:: Task to complete ::
Look through the listing below for the line containing "Output the web". Copy it and each line after it up to and including the line containing "let svgHeight = 445;", exactly, leaving out pictures.

--

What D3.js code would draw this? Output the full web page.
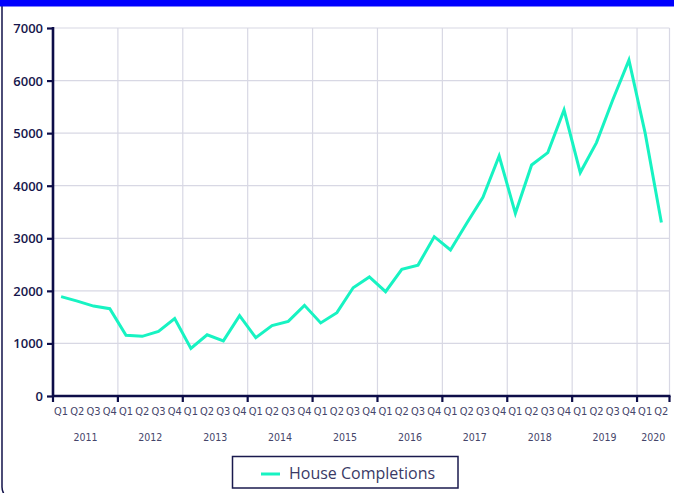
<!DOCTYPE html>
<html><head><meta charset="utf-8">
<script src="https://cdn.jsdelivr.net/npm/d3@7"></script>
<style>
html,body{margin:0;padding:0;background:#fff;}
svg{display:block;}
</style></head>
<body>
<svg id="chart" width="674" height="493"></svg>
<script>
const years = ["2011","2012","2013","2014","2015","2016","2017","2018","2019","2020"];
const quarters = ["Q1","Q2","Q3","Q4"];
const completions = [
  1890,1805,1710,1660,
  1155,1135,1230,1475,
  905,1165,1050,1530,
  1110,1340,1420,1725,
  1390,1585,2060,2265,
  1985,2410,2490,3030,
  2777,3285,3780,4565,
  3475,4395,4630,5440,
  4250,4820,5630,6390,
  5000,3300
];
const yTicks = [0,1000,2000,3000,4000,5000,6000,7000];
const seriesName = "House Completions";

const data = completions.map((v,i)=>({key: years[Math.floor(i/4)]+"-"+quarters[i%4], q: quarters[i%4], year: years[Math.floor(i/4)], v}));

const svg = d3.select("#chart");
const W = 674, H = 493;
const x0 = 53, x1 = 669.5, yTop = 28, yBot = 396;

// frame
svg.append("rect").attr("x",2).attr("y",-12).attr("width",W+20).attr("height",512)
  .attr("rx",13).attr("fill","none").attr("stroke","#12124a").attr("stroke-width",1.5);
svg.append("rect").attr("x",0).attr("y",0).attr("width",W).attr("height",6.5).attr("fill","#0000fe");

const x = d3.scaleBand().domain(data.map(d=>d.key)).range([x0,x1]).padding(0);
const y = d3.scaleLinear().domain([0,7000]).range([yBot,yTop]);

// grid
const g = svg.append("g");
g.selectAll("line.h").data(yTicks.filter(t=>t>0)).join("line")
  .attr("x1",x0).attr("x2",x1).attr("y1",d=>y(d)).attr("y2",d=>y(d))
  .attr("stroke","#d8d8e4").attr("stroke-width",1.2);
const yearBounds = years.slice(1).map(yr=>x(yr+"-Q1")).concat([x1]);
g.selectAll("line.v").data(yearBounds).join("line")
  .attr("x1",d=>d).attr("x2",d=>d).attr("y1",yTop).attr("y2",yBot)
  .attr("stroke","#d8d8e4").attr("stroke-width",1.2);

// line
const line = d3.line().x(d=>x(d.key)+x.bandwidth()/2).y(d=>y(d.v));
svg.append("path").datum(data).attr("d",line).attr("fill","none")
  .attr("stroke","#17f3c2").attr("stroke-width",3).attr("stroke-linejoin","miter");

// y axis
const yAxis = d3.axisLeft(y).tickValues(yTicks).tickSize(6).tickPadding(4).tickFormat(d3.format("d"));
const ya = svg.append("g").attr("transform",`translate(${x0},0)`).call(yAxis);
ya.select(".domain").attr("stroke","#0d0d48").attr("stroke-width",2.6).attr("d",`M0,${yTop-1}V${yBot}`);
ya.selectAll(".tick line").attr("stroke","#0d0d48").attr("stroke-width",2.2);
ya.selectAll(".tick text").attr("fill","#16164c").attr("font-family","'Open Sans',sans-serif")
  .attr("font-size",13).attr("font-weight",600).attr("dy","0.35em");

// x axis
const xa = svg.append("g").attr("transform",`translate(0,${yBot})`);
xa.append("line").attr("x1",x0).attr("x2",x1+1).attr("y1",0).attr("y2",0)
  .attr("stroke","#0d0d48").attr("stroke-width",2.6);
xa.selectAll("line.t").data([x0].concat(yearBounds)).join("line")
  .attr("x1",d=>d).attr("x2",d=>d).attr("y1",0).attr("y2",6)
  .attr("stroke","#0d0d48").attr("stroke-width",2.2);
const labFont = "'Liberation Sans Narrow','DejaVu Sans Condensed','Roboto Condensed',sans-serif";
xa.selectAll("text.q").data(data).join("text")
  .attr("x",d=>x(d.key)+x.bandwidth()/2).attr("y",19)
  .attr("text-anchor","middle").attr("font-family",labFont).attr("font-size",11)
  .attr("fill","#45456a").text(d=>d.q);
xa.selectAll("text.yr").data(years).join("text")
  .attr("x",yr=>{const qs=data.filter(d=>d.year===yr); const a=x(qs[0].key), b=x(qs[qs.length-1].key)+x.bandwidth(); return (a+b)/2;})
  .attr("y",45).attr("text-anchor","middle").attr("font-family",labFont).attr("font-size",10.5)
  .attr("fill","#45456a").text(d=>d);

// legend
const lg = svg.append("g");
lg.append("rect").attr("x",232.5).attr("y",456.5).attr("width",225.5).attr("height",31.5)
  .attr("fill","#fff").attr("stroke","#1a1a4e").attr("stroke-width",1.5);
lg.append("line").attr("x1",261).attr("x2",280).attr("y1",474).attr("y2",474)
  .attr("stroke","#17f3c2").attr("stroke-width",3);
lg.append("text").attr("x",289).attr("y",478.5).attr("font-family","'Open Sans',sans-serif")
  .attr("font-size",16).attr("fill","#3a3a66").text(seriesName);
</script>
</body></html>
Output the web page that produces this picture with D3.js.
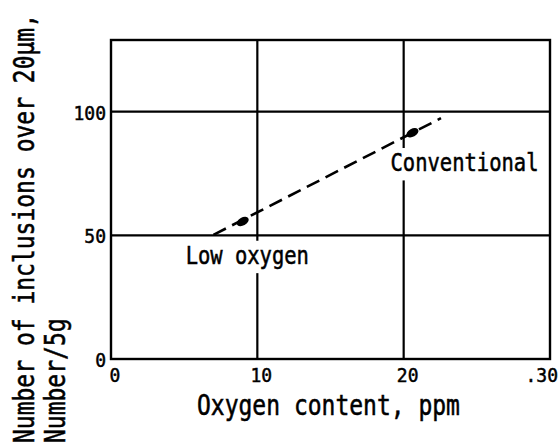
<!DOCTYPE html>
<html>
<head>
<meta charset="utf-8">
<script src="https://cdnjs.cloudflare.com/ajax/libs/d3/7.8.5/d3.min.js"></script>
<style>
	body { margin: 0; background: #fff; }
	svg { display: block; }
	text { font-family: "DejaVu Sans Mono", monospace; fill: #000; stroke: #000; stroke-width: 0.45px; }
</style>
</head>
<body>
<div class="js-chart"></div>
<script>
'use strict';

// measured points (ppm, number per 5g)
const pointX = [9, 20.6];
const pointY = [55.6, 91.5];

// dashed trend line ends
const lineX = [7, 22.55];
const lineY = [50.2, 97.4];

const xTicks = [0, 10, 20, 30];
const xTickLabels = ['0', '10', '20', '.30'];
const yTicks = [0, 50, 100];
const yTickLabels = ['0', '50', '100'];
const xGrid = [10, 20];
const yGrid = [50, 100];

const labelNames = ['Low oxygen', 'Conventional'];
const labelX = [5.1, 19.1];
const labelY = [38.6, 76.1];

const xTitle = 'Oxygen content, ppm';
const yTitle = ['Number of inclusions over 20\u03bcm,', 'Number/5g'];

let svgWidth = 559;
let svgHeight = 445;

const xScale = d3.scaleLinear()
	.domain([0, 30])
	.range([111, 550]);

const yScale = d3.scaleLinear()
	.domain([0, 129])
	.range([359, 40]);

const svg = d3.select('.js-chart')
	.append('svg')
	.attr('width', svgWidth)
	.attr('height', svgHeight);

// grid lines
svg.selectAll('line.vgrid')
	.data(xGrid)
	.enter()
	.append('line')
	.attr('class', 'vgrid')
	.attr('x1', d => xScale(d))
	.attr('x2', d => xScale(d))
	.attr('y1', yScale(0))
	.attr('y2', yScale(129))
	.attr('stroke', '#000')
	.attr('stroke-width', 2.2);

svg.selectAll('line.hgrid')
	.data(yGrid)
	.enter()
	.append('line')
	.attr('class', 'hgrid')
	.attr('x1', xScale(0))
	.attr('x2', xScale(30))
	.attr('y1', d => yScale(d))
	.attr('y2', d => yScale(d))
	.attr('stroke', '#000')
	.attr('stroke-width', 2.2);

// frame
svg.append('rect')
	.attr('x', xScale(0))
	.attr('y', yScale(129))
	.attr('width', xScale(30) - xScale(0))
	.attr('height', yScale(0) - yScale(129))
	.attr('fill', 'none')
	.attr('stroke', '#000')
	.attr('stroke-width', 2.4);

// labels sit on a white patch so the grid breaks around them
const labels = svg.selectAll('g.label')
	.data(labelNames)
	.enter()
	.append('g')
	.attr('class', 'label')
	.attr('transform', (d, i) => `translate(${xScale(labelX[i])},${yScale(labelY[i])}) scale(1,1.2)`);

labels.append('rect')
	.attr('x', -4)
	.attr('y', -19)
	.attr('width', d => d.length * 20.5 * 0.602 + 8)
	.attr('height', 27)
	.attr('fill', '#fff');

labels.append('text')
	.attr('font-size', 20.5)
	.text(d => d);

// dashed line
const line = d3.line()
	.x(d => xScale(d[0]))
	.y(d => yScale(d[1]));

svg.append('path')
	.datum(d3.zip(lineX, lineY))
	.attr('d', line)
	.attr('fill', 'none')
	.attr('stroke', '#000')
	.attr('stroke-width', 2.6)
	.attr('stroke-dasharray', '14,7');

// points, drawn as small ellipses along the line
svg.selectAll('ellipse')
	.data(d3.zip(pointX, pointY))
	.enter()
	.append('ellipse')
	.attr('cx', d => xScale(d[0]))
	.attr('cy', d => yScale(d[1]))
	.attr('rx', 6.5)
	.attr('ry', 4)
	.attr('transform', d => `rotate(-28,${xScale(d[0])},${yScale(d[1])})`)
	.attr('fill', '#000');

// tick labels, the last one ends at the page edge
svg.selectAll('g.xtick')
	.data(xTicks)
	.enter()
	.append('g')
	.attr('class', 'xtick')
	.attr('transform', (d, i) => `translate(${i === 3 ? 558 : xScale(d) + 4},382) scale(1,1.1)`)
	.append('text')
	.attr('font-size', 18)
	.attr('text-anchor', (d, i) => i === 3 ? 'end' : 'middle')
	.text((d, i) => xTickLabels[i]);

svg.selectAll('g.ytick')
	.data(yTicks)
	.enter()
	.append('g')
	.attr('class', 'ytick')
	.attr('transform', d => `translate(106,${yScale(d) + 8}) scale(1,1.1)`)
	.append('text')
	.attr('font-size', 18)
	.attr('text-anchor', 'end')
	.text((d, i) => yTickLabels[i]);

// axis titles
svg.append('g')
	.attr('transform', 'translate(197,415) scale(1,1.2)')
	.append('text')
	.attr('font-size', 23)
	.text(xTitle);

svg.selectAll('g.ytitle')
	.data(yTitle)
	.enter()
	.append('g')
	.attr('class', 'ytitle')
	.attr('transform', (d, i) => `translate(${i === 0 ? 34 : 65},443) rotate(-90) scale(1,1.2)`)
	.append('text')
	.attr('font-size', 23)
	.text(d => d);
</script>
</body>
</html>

--

:: Solution to this task ::
Output the web page that produces this picture with D3.js.
<!DOCTYPE html>
<html>
<head>
<meta charset="utf-8">
<script src="https://cdnjs.cloudflare.com/ajax/libs/d3/7.8.5/d3.min.js"></script>
<style>
	body { margin: 0; background: #fff; }
	svg { display: block; }
	text { font-family: "DejaVu Sans Mono", monospace; fill: #000; stroke: #000; stroke-width: 0.45px; }
</style>
</head>
<body>
<div class="js-chart"></div>
<script>
'use strict';

// measured points (ppm, number per 5g)
const pointX = [9, 20.6];
const pointY = [55.6, 91.5];

// dashed trend line ends
const lineX = [7, 22.55];
const lineY = [50.2, 97.4];

const xTicks = [0, 10, 20, 30];
const xTickLabels = ['0', '10', '20', '.30'];
const yTicks = [0, 50, 100];
const yTickLabels = ['0', '50', '100'];
const xGrid = [10, 20];
const yGrid = [50, 100];

const labelNames = ['Low oxygen', 'Conventional'];
const labelX = [5.1, 19.1];
const labelY = [38.6, 76.1];

const xTitle = 'Oxygen content, ppm';
const yTitle = ['Number of inclusions over 20\u03bcm,', 'Number/5g'];

let svgWidth = 559;
let svgHeight = 445;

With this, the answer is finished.